30 Aug SHOFTIM: JUST SAY “NO”
Having the Ability to Just Say “No”
In this week’s Parsha (Torah portion), the Torah tells us: “When you come to the Land that HaShem your G-d gives you, you shall not learn to act according to the abominations of those nations. There shall not be found among you one who causes his son or daughter to pass through the fire, one who practices divinations, an astrologer, one who reads omens, a sorcerer.” [Devorim 18:9-10]
Many non-Jews believe in the powers of stars, of astrology, and magic. This is not for you. You have a G-d. You have prophets. You don’t need all these things.

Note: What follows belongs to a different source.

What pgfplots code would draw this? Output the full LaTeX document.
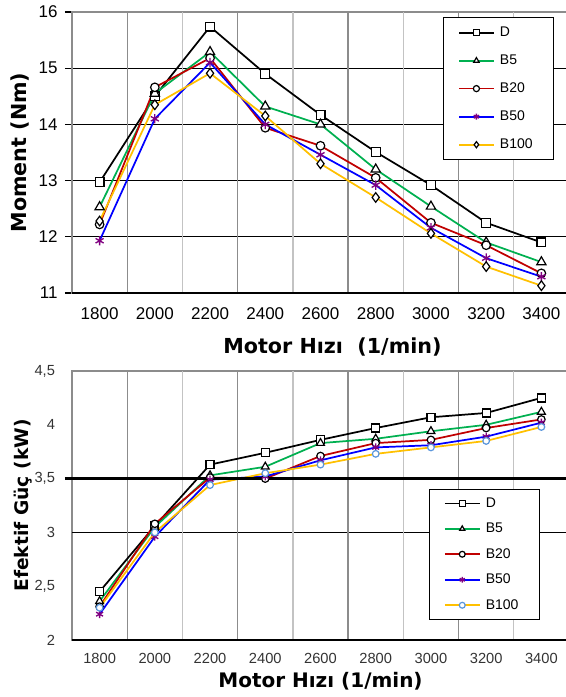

One of the fundamental differences between the Torah and other religions is that the Torah believes that a human being has the power to rise above the forces of nature. Non-Jews believe that a person is bound and subject to the forces of nature. “Forces of nature” can include astrology and sorcery and the stars and they can also include human passions — “I can’t control myself.”
One of the basic beliefs of our religion is that man is in charge ofhimself. That is what the verse (pasuk) is telling us here.
The non-Jews are perhaps bound by nature, by what the ‘stars say,’ but “with you it is not like this (v’Ata Lo ken)” [Devorim 18:14]. You have the ability to say “No.”
Even though our instincts would drive us to follow them, but we have the power of “Lo ken” — of saying, “That is not the way it is going to be!” We have the ability to control ourselves, to say “No”, and to overcome nature and even overcome the ‘decree of the stars.’ Israel has no Mazal [Shabbos 156a] — we are not bound by that!
Every day in davening (our prayers) we say “U’Mosar haAdam min haBeheima ayin.” The standard way of translating this phrase is “And the difference between man and animal is minimal.” The Ba’alei Mussar however, explain it as follows: The difference between man and beast is “ayin” — the ability to say “No!”
If an animal is hungry, he has to eat. If an animal is in heat it has to follow its body. The difference between man and animal, is the ability to control oneself and say “No.”
This is a fundamental difference between Judaism and other religions. The philosophy that ‘I am overpowered by nature,’ that ‘I have to give in,’ is not a Jewish outlook. We believe one IS able to control himself. We can just say “No.”
Reading One’s Own Biography in the Torah
In this week’s parsha, we learn of the king’s obligation to write for himself a private “royal copy” of the Sefer Torah. The Talmud tells us that even though every Jew has a Mitzvah to write a Sefer Torah, the king has a separate command over and above this to write a royal Sefer Torah, which was to accompany him whereever he went. “And it shall be with him and he should read it all the days of his life in order that he learn to fear HaShem, to observe all the words of this Torah…” [Devorim 17:19].
The Ba’alei Derush say that the pasuk is telling us more than just the fact that the king has to READ the Torah daily. He has to plot his life each and every day, according to what is written in the Torah. They interpret, homiletically, that he has to read in it (v’kara bo) his entire biography (kol yemei chayav), all the events of his life.
When a king has a question as to what to do, he has to be able to look in the Torah and come up with the answer.
All Israel are sons of kings [Shabbos 67a]. In this respect, all Jews have to be like princes. Happy is the man who can read his life in the Torah.
I once heard a story about Rav Yaakov Kamenetsky, zt”l. When he first came to the United States he was a Rav in Seattle, Washington for a short time and then he became Rav in Toronto, Canada.
Someone was once walking with Rav Yaakov in Toronto on the second day of Shavuous, some 40-50 years ago. Having just heard the reading of Megillas Ruth in shul, Rav Yaakov told his companion “I am no better than Elimelech.”
“Elimelech left Eretz Yisroel because he was worried about his livelihood. He went from a place where there were Jews, to a place where there were no Jews — the fields of Moab. He was willing to sacrifice the education and environment of his children, just so he could make a better living (escaping the famine in Israel).”
At that time, Toronto had not much to speak of in terms of a Torah community. Rav Yaakov rhetorically asked his companion “Why am I in Toronto, despite the fact that my children don’t have the best environment? Parnosah! Because I have a job in Toronto and I don’t have a job anywhere else. I’m wrong! That is the very reason that Elimelech was punished. One is not supposed to put one’s livelihood over the spiritual welfare of his family.”
He concluded, “I must move to a more Jewish environment.” On that very day he decided to move to New York where he eventually became the Rosh Yeshiva of Torah VoDaath. And the rest is history.
That is the meaning of being able to look into the Torah and read about the events of one’s own life. We must strive to be able to read our own biographies in the Torah. That is what Rav Yaakov was capable of and that is what we have to aspire for.